Lines of data
-*-
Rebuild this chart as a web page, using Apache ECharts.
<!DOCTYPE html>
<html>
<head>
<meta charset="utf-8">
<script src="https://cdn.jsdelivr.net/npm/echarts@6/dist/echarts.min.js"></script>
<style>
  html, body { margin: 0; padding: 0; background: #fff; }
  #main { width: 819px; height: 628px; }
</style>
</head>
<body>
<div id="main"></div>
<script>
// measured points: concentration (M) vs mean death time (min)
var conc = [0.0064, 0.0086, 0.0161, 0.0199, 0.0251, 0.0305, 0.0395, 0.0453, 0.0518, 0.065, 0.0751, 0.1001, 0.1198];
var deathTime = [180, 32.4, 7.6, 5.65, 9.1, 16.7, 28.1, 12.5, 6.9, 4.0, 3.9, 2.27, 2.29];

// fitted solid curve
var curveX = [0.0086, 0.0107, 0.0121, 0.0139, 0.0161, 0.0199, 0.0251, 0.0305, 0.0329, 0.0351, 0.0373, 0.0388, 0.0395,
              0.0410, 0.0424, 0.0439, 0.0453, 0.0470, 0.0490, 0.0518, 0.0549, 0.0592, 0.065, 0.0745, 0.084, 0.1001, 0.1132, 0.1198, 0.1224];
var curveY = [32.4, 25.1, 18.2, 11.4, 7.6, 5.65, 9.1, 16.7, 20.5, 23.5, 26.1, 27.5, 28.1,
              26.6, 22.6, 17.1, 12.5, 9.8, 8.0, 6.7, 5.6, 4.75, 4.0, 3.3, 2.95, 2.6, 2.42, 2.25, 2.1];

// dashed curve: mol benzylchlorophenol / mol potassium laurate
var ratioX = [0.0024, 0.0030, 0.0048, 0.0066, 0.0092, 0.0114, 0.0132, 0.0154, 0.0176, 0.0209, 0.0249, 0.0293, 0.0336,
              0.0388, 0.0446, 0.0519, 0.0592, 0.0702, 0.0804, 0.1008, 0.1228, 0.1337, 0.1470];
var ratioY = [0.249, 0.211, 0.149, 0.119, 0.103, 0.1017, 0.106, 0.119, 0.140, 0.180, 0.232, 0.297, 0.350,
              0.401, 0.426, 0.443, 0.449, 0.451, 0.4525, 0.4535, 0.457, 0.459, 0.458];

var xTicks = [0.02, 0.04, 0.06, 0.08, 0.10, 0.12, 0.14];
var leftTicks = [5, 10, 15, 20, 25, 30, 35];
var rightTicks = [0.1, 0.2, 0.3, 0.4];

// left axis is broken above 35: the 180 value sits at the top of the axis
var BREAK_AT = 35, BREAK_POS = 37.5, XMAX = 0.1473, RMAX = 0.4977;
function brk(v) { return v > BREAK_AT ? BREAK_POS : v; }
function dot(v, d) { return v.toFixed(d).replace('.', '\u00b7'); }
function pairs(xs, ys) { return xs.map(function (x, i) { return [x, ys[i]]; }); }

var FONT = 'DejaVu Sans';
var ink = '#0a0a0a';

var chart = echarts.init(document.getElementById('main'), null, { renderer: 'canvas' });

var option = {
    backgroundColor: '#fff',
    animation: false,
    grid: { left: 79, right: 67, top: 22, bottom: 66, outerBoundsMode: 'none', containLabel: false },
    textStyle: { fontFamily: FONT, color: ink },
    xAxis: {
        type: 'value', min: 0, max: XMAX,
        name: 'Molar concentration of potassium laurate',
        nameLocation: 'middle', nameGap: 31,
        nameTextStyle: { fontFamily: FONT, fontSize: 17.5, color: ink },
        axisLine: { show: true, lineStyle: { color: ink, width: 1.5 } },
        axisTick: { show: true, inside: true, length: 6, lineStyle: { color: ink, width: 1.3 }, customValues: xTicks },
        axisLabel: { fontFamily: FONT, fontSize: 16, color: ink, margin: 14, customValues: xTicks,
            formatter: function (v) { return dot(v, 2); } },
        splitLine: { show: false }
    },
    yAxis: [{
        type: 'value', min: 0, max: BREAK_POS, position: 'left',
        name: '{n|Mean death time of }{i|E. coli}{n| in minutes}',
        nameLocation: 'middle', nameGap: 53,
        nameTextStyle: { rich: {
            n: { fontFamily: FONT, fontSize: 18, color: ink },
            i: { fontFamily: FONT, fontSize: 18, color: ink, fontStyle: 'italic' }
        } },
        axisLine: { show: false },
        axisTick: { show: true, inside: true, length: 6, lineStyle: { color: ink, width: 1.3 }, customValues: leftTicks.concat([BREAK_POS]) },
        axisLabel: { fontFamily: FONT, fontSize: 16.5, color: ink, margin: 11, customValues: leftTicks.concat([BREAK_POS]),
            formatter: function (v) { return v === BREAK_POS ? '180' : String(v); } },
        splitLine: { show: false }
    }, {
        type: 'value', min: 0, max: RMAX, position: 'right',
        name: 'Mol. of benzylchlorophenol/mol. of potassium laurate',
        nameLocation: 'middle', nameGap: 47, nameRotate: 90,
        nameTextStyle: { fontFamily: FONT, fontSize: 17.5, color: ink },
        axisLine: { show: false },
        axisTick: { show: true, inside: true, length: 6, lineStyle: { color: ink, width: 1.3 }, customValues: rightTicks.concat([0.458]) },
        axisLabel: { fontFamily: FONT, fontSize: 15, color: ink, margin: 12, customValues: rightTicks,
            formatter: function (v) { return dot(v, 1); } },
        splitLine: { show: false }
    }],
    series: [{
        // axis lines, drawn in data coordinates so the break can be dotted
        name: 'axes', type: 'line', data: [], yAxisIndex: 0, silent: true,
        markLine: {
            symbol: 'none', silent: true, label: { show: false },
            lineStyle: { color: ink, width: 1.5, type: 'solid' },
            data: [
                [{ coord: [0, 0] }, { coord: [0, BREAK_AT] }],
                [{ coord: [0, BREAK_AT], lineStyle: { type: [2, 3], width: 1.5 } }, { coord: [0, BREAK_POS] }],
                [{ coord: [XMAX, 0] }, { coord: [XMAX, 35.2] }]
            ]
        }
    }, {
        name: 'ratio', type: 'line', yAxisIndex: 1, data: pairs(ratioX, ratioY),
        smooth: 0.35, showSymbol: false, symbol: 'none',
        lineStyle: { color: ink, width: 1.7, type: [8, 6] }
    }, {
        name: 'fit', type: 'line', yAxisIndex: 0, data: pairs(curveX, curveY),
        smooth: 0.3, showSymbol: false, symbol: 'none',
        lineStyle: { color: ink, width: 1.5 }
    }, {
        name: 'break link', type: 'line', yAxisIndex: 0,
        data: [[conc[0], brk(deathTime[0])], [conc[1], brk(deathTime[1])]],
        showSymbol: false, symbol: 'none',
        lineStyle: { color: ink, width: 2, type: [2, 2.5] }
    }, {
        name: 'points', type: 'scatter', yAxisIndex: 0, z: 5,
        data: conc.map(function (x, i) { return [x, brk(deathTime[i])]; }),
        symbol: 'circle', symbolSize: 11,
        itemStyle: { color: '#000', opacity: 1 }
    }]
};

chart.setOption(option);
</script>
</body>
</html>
-*-
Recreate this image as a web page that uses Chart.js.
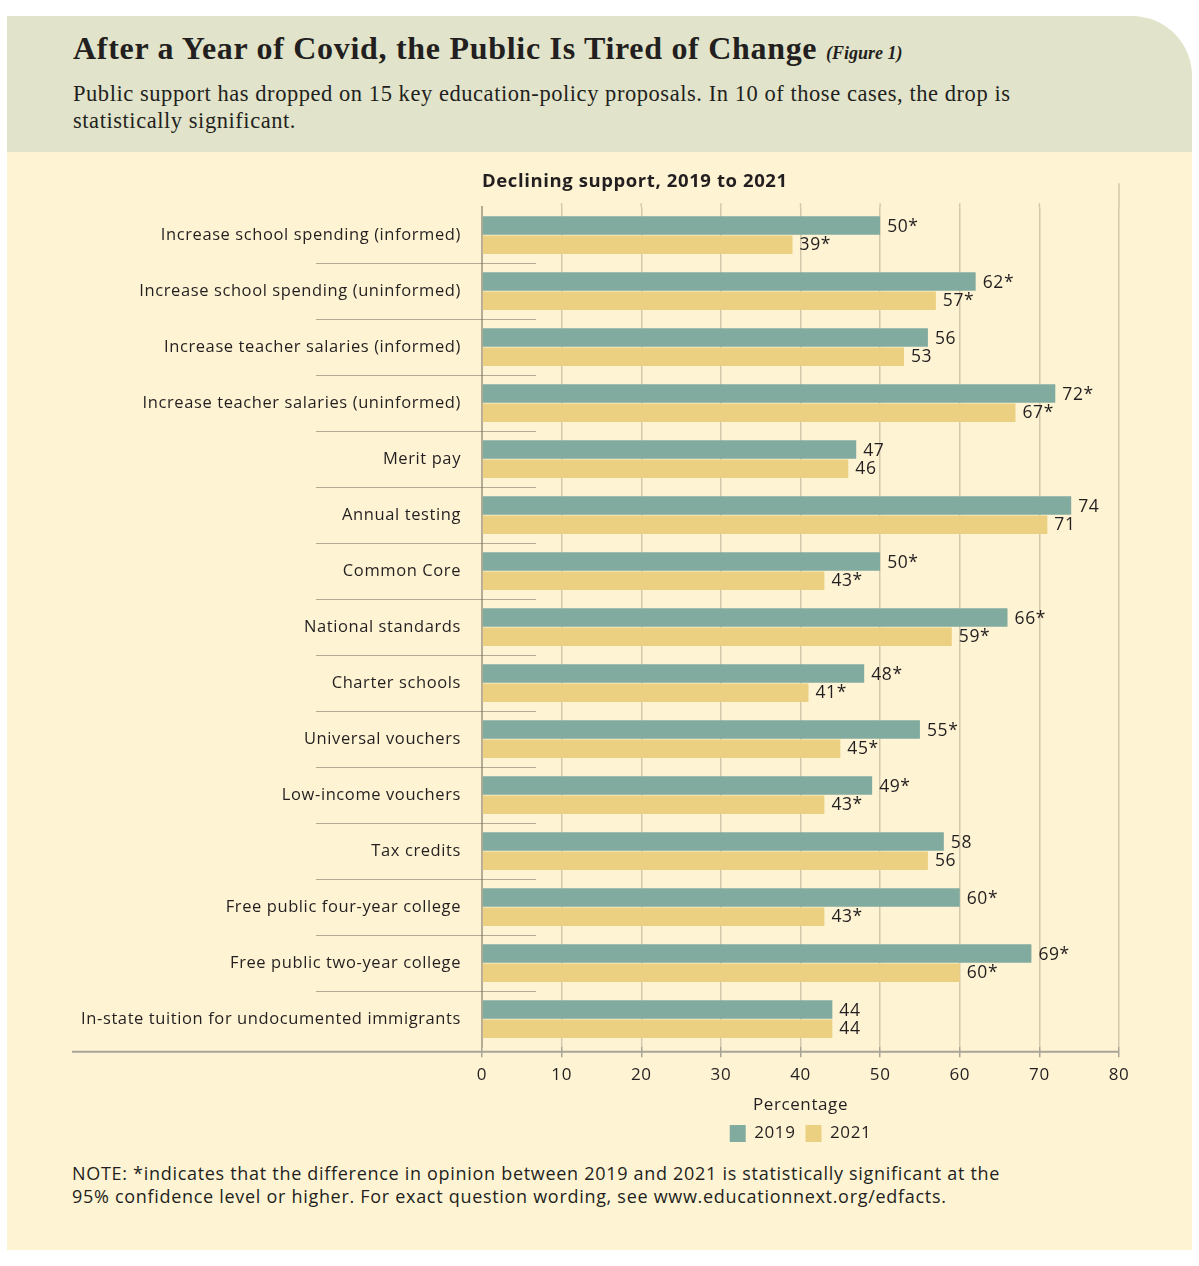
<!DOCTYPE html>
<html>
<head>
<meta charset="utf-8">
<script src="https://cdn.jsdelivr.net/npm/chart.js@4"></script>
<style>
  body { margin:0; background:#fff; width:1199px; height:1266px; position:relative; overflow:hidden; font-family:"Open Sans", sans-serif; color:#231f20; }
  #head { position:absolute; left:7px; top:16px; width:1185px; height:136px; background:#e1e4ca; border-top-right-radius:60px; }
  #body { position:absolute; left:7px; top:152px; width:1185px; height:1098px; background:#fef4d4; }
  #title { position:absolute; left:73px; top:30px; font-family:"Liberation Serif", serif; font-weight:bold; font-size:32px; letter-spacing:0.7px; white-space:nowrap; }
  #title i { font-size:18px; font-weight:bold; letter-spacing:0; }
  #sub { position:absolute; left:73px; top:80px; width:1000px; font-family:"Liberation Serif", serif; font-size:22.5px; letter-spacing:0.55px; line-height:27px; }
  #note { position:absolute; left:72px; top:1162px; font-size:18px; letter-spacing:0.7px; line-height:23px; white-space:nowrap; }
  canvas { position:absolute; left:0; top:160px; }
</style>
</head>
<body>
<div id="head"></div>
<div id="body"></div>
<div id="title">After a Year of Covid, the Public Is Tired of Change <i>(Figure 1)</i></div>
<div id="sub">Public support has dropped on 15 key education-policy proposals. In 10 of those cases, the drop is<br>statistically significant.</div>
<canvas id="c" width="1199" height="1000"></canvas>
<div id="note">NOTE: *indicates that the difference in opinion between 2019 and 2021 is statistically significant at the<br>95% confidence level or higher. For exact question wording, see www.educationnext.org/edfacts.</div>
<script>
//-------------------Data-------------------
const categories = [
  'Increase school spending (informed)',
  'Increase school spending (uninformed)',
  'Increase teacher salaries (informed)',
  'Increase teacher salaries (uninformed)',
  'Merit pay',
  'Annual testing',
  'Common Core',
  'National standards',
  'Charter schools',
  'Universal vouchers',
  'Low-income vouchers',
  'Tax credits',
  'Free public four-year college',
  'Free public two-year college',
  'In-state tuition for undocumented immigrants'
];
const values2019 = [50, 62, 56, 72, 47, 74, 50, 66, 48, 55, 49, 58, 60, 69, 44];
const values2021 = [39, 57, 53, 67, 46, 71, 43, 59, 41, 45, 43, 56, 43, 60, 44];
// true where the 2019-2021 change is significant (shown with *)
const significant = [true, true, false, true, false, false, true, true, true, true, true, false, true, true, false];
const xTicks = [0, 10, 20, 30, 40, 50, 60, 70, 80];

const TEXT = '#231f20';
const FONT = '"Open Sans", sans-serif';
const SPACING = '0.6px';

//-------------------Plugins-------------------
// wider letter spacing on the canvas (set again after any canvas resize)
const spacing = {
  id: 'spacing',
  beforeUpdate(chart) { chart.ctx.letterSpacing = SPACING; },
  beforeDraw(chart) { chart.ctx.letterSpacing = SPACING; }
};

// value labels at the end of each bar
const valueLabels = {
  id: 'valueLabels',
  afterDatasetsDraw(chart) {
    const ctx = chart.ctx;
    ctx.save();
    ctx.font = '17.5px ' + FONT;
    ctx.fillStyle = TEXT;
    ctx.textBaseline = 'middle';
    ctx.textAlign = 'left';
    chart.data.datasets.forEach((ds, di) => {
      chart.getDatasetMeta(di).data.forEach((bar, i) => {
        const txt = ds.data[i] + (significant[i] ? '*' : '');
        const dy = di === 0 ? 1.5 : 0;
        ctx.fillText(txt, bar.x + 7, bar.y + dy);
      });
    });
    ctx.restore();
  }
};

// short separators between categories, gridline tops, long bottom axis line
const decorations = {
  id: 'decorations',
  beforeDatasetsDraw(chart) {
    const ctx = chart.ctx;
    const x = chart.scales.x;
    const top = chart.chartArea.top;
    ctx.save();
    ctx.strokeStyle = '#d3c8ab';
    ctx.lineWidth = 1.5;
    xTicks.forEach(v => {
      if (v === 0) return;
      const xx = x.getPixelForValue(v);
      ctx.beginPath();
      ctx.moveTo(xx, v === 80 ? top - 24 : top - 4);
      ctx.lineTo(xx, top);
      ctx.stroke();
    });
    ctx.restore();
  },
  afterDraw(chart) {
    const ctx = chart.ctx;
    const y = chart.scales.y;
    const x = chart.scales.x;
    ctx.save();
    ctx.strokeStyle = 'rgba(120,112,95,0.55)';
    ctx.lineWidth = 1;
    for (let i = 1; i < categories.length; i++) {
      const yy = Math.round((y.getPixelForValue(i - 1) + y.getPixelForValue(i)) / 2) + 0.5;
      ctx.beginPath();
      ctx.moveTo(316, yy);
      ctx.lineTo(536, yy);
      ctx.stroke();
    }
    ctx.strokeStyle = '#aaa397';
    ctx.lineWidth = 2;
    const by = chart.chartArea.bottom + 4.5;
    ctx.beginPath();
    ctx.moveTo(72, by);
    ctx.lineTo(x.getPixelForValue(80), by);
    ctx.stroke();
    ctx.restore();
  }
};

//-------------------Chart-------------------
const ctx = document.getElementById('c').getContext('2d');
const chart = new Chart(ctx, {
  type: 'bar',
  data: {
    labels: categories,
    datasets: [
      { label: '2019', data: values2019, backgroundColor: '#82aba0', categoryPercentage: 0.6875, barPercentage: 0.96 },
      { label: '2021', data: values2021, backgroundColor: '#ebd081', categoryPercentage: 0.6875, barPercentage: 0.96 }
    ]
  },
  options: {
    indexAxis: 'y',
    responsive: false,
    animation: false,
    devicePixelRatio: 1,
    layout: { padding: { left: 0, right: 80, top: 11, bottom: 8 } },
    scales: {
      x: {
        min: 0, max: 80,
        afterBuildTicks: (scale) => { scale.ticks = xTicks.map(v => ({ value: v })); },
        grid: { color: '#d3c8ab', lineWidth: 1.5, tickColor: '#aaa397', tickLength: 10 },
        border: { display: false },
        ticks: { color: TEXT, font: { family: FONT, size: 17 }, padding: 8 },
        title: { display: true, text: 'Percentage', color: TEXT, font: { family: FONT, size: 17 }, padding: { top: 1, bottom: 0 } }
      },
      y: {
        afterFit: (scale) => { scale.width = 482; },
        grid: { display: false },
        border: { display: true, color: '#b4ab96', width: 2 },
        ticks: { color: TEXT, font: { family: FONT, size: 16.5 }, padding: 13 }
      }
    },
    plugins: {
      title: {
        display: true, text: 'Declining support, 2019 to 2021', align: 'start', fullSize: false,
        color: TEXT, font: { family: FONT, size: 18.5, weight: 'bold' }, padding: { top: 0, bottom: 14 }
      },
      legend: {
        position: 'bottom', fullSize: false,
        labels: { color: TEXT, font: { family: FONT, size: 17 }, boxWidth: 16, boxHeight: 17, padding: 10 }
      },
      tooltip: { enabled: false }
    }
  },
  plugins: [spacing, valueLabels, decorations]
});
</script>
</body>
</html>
-*-
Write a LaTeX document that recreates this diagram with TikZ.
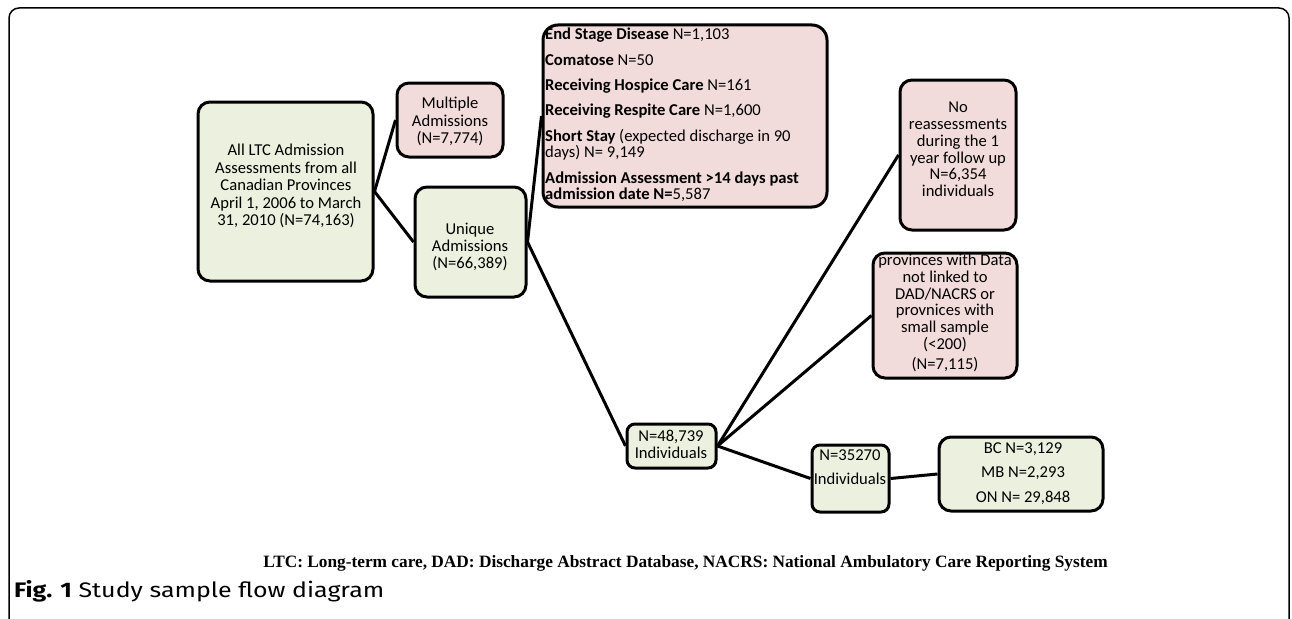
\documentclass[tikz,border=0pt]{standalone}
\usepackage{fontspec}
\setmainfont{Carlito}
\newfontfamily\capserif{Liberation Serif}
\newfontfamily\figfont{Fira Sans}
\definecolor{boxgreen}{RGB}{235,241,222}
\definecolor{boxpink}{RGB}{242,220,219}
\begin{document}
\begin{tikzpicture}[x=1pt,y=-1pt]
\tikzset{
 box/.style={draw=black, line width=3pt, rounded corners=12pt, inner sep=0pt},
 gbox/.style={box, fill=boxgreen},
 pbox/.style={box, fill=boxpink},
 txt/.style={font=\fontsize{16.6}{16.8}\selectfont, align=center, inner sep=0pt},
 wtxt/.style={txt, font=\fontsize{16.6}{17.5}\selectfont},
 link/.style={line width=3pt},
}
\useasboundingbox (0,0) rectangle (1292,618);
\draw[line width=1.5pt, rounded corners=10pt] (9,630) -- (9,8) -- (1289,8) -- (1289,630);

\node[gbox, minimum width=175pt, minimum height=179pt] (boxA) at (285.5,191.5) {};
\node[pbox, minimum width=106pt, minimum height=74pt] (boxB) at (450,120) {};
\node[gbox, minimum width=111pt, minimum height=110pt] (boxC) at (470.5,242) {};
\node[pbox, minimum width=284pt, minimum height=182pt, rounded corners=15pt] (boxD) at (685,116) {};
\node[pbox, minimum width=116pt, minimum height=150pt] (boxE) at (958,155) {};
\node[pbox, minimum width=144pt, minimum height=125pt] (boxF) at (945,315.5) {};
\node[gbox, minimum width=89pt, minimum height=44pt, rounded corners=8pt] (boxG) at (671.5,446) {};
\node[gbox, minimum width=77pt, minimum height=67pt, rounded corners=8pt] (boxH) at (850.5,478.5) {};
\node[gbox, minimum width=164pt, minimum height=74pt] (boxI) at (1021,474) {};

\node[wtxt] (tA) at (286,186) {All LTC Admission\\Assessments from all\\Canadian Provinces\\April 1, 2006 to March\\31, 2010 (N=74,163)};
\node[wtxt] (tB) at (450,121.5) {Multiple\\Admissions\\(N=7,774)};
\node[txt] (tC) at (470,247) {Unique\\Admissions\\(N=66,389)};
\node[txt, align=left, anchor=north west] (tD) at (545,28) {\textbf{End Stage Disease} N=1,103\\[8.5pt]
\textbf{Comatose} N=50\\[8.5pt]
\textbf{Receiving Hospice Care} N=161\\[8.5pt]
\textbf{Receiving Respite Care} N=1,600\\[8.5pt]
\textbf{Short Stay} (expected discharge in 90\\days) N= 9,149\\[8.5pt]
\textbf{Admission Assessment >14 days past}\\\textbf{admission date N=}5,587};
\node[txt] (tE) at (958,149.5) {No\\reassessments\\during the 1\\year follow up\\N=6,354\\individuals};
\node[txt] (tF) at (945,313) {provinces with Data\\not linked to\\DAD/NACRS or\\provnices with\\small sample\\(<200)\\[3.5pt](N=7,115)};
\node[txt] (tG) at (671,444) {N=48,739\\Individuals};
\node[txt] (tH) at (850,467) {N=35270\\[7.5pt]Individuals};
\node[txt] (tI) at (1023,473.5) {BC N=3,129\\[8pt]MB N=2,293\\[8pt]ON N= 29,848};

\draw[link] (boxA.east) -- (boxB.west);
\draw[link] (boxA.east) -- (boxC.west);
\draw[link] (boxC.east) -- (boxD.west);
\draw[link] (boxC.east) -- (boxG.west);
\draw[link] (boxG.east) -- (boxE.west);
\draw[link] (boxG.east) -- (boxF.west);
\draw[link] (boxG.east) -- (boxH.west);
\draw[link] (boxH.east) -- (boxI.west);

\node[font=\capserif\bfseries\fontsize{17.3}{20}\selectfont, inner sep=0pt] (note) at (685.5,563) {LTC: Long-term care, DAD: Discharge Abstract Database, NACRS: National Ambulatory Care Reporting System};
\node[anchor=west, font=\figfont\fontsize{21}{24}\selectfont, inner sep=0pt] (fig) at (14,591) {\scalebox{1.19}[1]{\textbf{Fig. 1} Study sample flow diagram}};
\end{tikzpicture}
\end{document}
-*-
> [SET PROBLEM]: Nothing beyond the lines starting at the line containing "Rebuild this chart" and ending at the line containing "2.42, 2.25, 2.1];" is to be reproduced; reproduce those lines exactly, both ends included.

> [ANSWER]:
Rebuild this chart as a web page, using Apache ECharts.
<!DOCTYPE html>
<html>
<head>
<meta charset="utf-8">
<script src="https://cdn.jsdelivr.net/npm/echarts@6/dist/echarts.min.js"></script>
<style>
  html, body { margin: 0; padding: 0; background: #fff; }
  #main { width: 819px; height: 628px; }
</style>
</head>
<body>
<div id="main"></div>
<script>
// measured points: concentration (M) vs mean death time (min)
var conc = [0.0064, 0.0086, 0.0161, 0.0199, 0.0251, 0.0305, 0.0395, 0.0453, 0.0518, 0.065, 0.0751, 0.1001, 0.1198];
var deathTime = [180, 32.4, 7.6, 5.65, 9.1, 16.7, 28.1, 12.5, 6.9, 4.0, 3.9, 2.27, 2.29];

// fitted solid curve
var curveX = [0.0086, 0.0107, 0.0121, 0.0139, 0.0161, 0.0199, 0.0251, 0.0305, 0.0329, 0.0351, 0.0373, 0.0388, 0.0395,
              0.0410, 0.0424, 0.0439, 0.0453, 0.0470, 0.0490, 0.0518, 0.0549, 0.0592, 0.065, 0.0745, 0.084, 0.1001, 0.1132, 0.1198, 0.1224];
var curveY = [32.4, 25.1, 18.2, 11.4, 7.6, 5.65, 9.1, 16.7, 20.5, 23.5, 26.1, 27.5, 28.1,
              26.6, 22.6, 17.1, 12.5, 9.8, 8.0, 6.7, 5.6, 4.75, 4.0, 3.3, 2.95, 2.6, 2.42, 2.25, 2.1];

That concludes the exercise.